Ceci apparaît dès la rupture de 1846 entre Marx et Proudhon.
Ceci se confirme dans le mépris qu'après 1871 Marx et Engels manifestaient pour ceux des ouvriers français, exilés à Londres, engloutis et broyés dans l'échec de la Commune de Paris.
Les marxistes, Lénine et Trotski compris bien entendu, ne se sont jamais intéressés qu'aux ouvriers métaphoriques, pas aux ouvriers réels.
Ainsi durant la révolution russe, c'est-à-dire après le coup d'État du 7 novembre – 25 octobre dans le calendrier julien, – après que la démocratie ait été doctrinalement condamnée, en décembre, par les thèses de Lénine, puis, après que le 6 janvier 1918 elle ait été officiellement liquidée, dans la pratique, après l'unique réunion de l'Assemblée constituante le 5, le pouvoir soviétique brise toute notion de liberté syndicale ouvrière comme il empêchera toute possibilité d'émancipation paysanne.
Nous disposons pour cela d'un étalon de l'opinion effective des travailleurs russes : le Vijkel. Ce sigle désignait le Comité exécutif panrusse du syndicat des travailleurs du rail, la plus forte organisations syndicales russes.

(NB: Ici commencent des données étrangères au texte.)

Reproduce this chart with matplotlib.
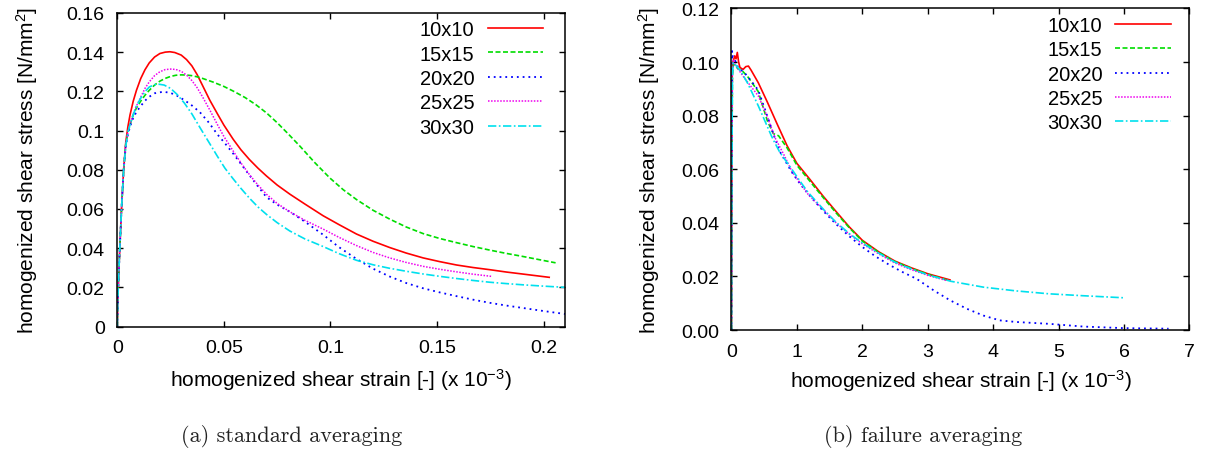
import matplotlib
matplotlib.use("Agg")
import matplotlib.pyplot as plt
from matplotlib.ticker import FuncFormatter, MultipleLocator

plt.rcParams['font.family'] = ['Liberation Sans', 'DejaVu Sans']
plt.rcParams['mathtext.fontset'] = 'custom'
plt.rcParams['mathtext.rm'] = 'Liberation Sans'
plt.rcParams['mathtext.it'] = 'Liberation Sans:italic'

labels = ['10x10', '15x15', '20x20', '25x25', '30x30']

# (a) standard averaging -- strain (x 10^-3), stress N/mm^2
std_x_10 = [0, 0.0003, 0.001, 0.002, 0.003, 0.004, 0.005, 0.006, 0.0075, 0.009, 0.011, 0.013, 0.015, 0.0175,
            0.02, 0.0225, 0.0247, 0.027, 0.03, 0.0325, 0.035, 0.0375, 0.04, 0.0434, 0.047, 0.05, 0.0544,
            0.058, 0.062, 0.066, 0.07, 0.075, 0.081, 0.088, 0.0966, 0.104, 0.1122, 0.12, 0.1278, 0.1355,
            0.1435, 0.1513, 0.1591, 0.1669, 0.1747, 0.1825, 0.19, 0.2026]
std_y_10 = [0, 0.015, 0.035, 0.06, 0.08, 0.094, 0.102, 0.108, 0.115, 0.1205, 0.1265, 0.131, 0.1345, 0.1375,
            0.1393, 0.14, 0.1402, 0.1398, 0.1385, 0.1362, 0.133, 0.1285, 0.123, 0.1155, 0.1085, 0.1028, 0.0955,
            0.0902, 0.0852, 0.0808, 0.0768, 0.0722, 0.0675, 0.0625, 0.0565, 0.052, 0.0472, 0.0435, 0.0403,
            0.0375, 0.035, 0.0331, 0.0314, 0.0301, 0.029, 0.0278, 0.0268, 0.0251]

std_x_15 = [0, 0.0003, 0.001, 0.002, 0.003, 0.004, 0.005, 0.006, 0.0075, 0.009, 0.011, 0.013, 0.015, 0.0175,
            0.02, 0.0225, 0.025, 0.0275, 0.03, 0.0325, 0.035, 0.0375, 0.04, 0.045, 0.05, 0.055, 0.06, 0.065,
            0.07, 0.075, 0.08, 0.0857, 0.0925, 0.0997, 0.106, 0.1122, 0.12, 0.1278, 0.1355, 0.1435, 0.1513,
            0.1591, 0.1669, 0.1747, 0.1825, 0.19, 0.198, 0.2056]
std_y_15 = [0, 0.015, 0.035, 0.06, 0.08, 0.093, 0.099, 0.103, 0.108, 0.1115, 0.115, 0.118, 0.1205, 0.1232,
            0.1252, 0.1266, 0.1276, 0.1282, 0.1284, 0.1283, 0.128, 0.1274, 0.1266, 0.1247, 0.1225, 0.1198,
            0.1168, 0.1132, 0.109, 0.104, 0.0985, 0.092, 0.0838, 0.0758, 0.0698, 0.0648, 0.0593, 0.0548,
            0.0508, 0.0474, 0.0449, 0.0428, 0.0408, 0.039, 0.0373, 0.0358, 0.0341, 0.0325]

std_x_20 = [0, 0.0003, 0.001, 0.002, 0.003, 0.004, 0.005, 0.006, 0.0075, 0.009, 0.011, 0.013, 0.015, 0.0175,
            0.0216, 0.025, 0.028, 0.0315, 0.035, 0.0388, 0.043, 0.047, 0.0505, 0.0544, 0.058, 0.062, 0.066,
            0.07, 0.075, 0.081, 0.088, 0.0966, 0.104, 0.1122, 0.12, 0.1278, 0.1355, 0.1435, 0.1513, 0.1591,
            0.1669, 0.1747, 0.1825, 0.19, 0.2, 0.21]
std_y_20 = [0, 0.015, 0.035, 0.06, 0.08, 0.092, 0.098, 0.102, 0.1065, 0.1095, 0.1125, 0.1152, 0.1172, 0.119,
            0.1198, 0.1192, 0.1178, 0.1155, 0.1128, 0.1093, 0.104, 0.098, 0.0935, 0.0882, 0.083, 0.0772,
            0.0715, 0.066, 0.0622, 0.0585, 0.0535, 0.0468, 0.0405, 0.0345, 0.0295, 0.0255, 0.0222, 0.0195,
            0.0174, 0.0155, 0.0137, 0.0121, 0.0107, 0.0095, 0.0079, 0.0064]

std_x_25 = [0, 0.0003, 0.001, 0.002, 0.003, 0.004, 0.005, 0.006, 0.0075, 0.009, 0.011, 0.013, 0.015, 0.0175,
            0.02, 0.0225, 0.0255, 0.028, 0.03, 0.0325, 0.035, 0.0375, 0.04, 0.0434, 0.047, 0.05, 0.0544,
            0.058, 0.062, 0.066, 0.07, 0.075, 0.081, 0.088, 0.0966, 0.104, 0.1122, 0.12, 0.1278, 0.1355,
            0.1435, 0.1513, 0.1591, 0.1669, 0.1755]
std_y_25 = [0, 0.015, 0.035, 0.06, 0.08, 0.093, 0.099, 0.1035, 0.1085, 0.1125, 0.117, 0.1215, 0.1248, 0.128,
            0.13, 0.1311, 0.1314, 0.131, 0.1302, 0.1283, 0.1255, 0.1218, 0.1172, 0.1105, 0.103, 0.097, 0.0895,
            0.0835, 0.0775, 0.0722, 0.0675, 0.0628, 0.0585, 0.0542, 0.0497, 0.0455, 0.0413, 0.0378, 0.035,
            0.0327, 0.0307, 0.0292, 0.0279, 0.0267, 0.0256]

std_x_30 = [0, 0.0003, 0.001, 0.002, 0.003, 0.004, 0.005, 0.006, 0.0075, 0.009, 0.011, 0.013, 0.015, 0.0175,
            0.0197, 0.022, 0.025, 0.028, 0.0315, 0.035, 0.0388, 0.043, 0.047, 0.0505, 0.0544, 0.058, 0.062,
            0.066, 0.07, 0.075, 0.081, 0.088, 0.0966, 0.104, 0.1122, 0.12, 0.1278, 0.1355, 0.1435, 0.1513,
            0.1591, 0.1669, 0.1747, 0.1825, 0.19, 0.2, 0.21]
std_y_30 = [0, 0.015, 0.035, 0.06, 0.08, 0.092, 0.099, 0.103, 0.108, 0.1125, 0.1165, 0.1198, 0.1222, 0.1234,
            0.1236, 0.1232, 0.1215, 0.1185, 0.114, 0.1085, 0.1015, 0.094, 0.0868, 0.0808, 0.0753, 0.0705,
            0.0655, 0.061, 0.0572, 0.053, 0.0487, 0.0447, 0.0408, 0.0372, 0.0338, 0.0315, 0.0297, 0.0282,
            0.0268, 0.0256, 0.0245, 0.0235, 0.0226, 0.0219, 0.0213, 0.0206, 0.02]

# (b) failure averaging
fail_x_10 = [0, 0.005, 0.012, 0.03, 0.05, 0.07, 0.09, 0.11, 0.13, 0.16, 0.18, 0.22, 0.26, 0.3, 0.41, 0.55,
             0.7, 0.85, 1.0, 1.2, 1.4, 1.6, 1.8, 2.0, 2.25, 2.5, 2.75, 3.0, 3.34]
fail_y_10 = [0, 0.05, 0.099, 0.1005, 0.1023, 0.1012, 0.1036, 0.1, 0.098, 0.0975, 0.0973, 0.0983, 0.0985,
             0.097, 0.0923, 0.085, 0.0768, 0.0688, 0.0622, 0.0562, 0.050, 0.0442, 0.0385, 0.0335, 0.0292,
             0.0257, 0.0232, 0.021, 0.0187]

fail_x_15 = [0, 0.005, 0.015, 0.03, 0.06, 0.1, 0.155, 0.25, 0.41, 0.55, 0.64, 0.66, 0.72, 0.85, 1.0, 1.2,
             1.4, 1.6, 1.8, 2.0, 2.25, 2.5, 2.75, 3.0, 3.3]
fail_y_15 = [0, 0.05, 0.095, 0.0992, 0.0985, 0.0975, 0.097, 0.0945, 0.089, 0.078, 0.0733, 0.0731, 0.0725,
             0.068, 0.0615, 0.0555, 0.0495, 0.0437, 0.0382, 0.0332, 0.029, 0.0255, 0.023, 0.0208, 0.0186]

fail_x_20 = [0, 0.003, 0.01, 0.02, 0.05, 0.1, 0.2, 0.3, 0.41, 0.56, 0.665, 0.742, 0.92, 1.05, 1.2, 1.4, 1.6,
             1.8, 2.0, 2.2, 2.4, 2.6, 2.83, 3.09, 3.34, 3.6, 3.85, 4.1, 4.35, 4.86, 5.37, 6.0, 6.68]
fail_y_20 = [0, 0.06, 0.1041, 0.102, 0.101, 0.098, 0.096, 0.093, 0.0895, 0.079, 0.0715, 0.0665, 0.059,
             0.0545, 0.05, 0.0445, 0.0395, 0.035, 0.031, 0.0275, 0.0245, 0.0218, 0.0191, 0.0148, 0.0111,
             0.0079, 0.0054, 0.0036, 0.003, 0.0023, 0.0013, 0.0007, 0.0005]

fail_x_25 = [0, 0.005, 0.015, 0.028, 0.06, 0.105, 0.2, 0.41, 0.55, 0.665, 0.8, 0.92, 1.05, 1.17, 1.4, 1.6,
             1.8, 2.0, 2.25, 2.5, 2.75, 3.0, 3.3]
fail_y_25 = [0, 0.05, 0.095, 0.101, 0.099, 0.0973, 0.094, 0.0874, 0.0795, 0.0718, 0.0655, 0.0594, 0.0548,
             0.0507, 0.045, 0.040, 0.0358, 0.0322, 0.0284, 0.025, 0.0225, 0.0204, 0.0184]

fail_x_30 = [0, 0.005, 0.015, 0.028, 0.08, 0.155, 0.25, 0.41, 0.61, 0.65, 0.74, 0.92, 1.05, 1.17, 1.43, 1.6,
             1.8, 2.0, 2.25, 2.5, 2.75, 3.0, 3.35, 3.85, 4.35, 4.86, 5.37, 6.02]
fail_y_30 = [0, 0.05, 0.095, 0.0998, 0.0985, 0.0961, 0.092, 0.0837, 0.0725, 0.0705, 0.0663, 0.0601, 0.0555,
             0.0514, 0.0444, 0.0402, 0.036, 0.0325, 0.0287, 0.0253, 0.0228, 0.0206, 0.0182, 0.016, 0.0146,
             0.0135, 0.0128, 0.012]

std_curves = [(std_x_10, std_y_10), (std_x_15, std_y_15), (std_x_20, std_y_20),
              (std_x_25, std_y_25), (std_x_30, std_y_30)]
fail_curves = [(fail_x_10, fail_y_10), (fail_x_15, fail_y_15), (fail_x_20, fail_y_20),
               (fail_x_25, fail_y_25), (fail_x_30, fail_y_30)]

# gnuplot-like line types
styles = [
    dict(color='#ff0000', linestyle='-', lw=1.2),
    dict(color='#00dd00', linestyle=(0, (3, 1.5)), lw=1.2),
    dict(color='#0000ff', linestyle=(0, (1, 2.2)), lw=1.3),
    dict(color='#ee00ee', linestyle=(0, (1, 1)), lw=1.1),
    dict(color='#00e0ee', linestyle=(0, (5, 1.5, 1, 1.5)), lw=1.2),
]

fig = plt.figure(figsize=(12.15, 4.6), dpi=100)
ax1 = fig.add_axes([0.0965, 0.288, 0.3685, 0.6817])
ax2 = fig.add_axes([0.602, 0.2804, 0.377, 0.699])

for (x, y), lab, st in zip(std_curves, labels, styles):
    ax1.plot(x, y, label=lab, **st)
for (x, y), lab, st in zip(fail_curves, labels, styles):
    ax2.plot(x, y, label=lab, **st)

ax1.set_xlim(0, 0.21)
ax1.set_ylim(0, 0.16)
ax1.xaxis.set_major_locator(MultipleLocator(0.05))
ax1.yaxis.set_major_locator(MultipleLocator(0.02))
ax1.xaxis.set_major_formatter(FuncFormatter(lambda v, p: '%g' % round(v, 4)))
ax1.yaxis.set_major_formatter(FuncFormatter(lambda v, p: '%g' % round(v, 4)))

ax2.set_xlim(0, 7)
ax2.set_ylim(0, 0.12)
ax2.xaxis.set_major_locator(MultipleLocator(1))
ax2.yaxis.set_major_locator(MultipleLocator(0.02))
ax2.yaxis.set_major_formatter(FuncFormatter(lambda v, p: '%.2f' % v))

xlab = r'homogenized shear strain [-] (x 10$^{-3}$)'
ylab = r'homogenized shear stress [N/mm$^{2}$]'
for ax, lx, ly, xl in ((ax1, 0.96, -0.126, -0.172), (ax2, 0.968, -0.115, -0.152)):
    ax.tick_params(direction='in', length=4.5, width=1, top=True, right=True, labelsize=14, pad=9)
    for s in ax.spines.values():
        s.set_linewidth(1.1)
    ax.set_xlabel(xlab, fontsize=15)
    ax.set_ylabel(ylab, fontsize=15)
    ax.xaxis.set_label_coords(0.5, ly)
    ax.yaxis.set_label_coords(xl, 0.5)
    ax.legend(loc='upper right', bbox_to_anchor=(lx, 0.99), frameon=False, markerfirst=False,
              fontsize=14.5, handlelength=2.75, labelspacing=0.27, handletextpad=0.65,
              borderaxespad=0, borderpad=0.2)

fig.text(0.24, 0.05, '(a) standard averaging', family='cmr10', fontsize=16, ha='center', va='center',
         color='#222222')
fig.text(0.76, 0.05, '(b) failure averaging', family='cmr10', fontsize=16, ha='center', va='center',
         color='#222222')

fig.savefig('out.png', dpi=100)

Le secteur se montrait essentiellement imprégné de particularités corporatives, ce qui constitue la légitimité même de cette liberté syndicale d'association, condamnée par le Code pénal napoléonien de 1810, au nom de l'idéologie jacobine.
On dispose des chiffres de la composition idéologique du Vikjel élu à l’été 1917 : sur ses 40 membres, on comptait seulement 3 bolcheviks, contre 26 socialistes de diverses tendances, – dont une majorité de "SR", le parti qui l'emporta aussi aux élections de la Constituante et 11 sympathisants du parti KD. Autrement dit les ouvriers russes réels étaient 4 fois plus favorables au centre droit qu'au communisme.
En Russie, la direction du Vikjel est d'abord critiquée par les communistes pour sa tentative conciliatrice au lendemain de l’insurrection d’Octobre. Elle cherche à s'allier avec ce qui sera considéré comme l’aile droite de la direction bolchevique, Kamenev, Zinoviev et Rykov. Elle tente de promouvoir l'idée d'un gouvernement composé de toutes les tendances socialistes, ce qui l'ouvre aux mencheviks et aux socialistes-révolutionnaires dits "de droite", ceux qui ne reconnaissaient pas la légitimité d'un pouvoir se réclamant des soviets, mais qui ne va pas tarder de leur ôter soute représentativité et toute consistance autre que bolchevik au lendemain du coup de force.
Certes Lénine l'emporta. Son pays porte encore les stigmates de la Terreur qui en résulta pendant 70 ans. Voilà le modèle de la CGT.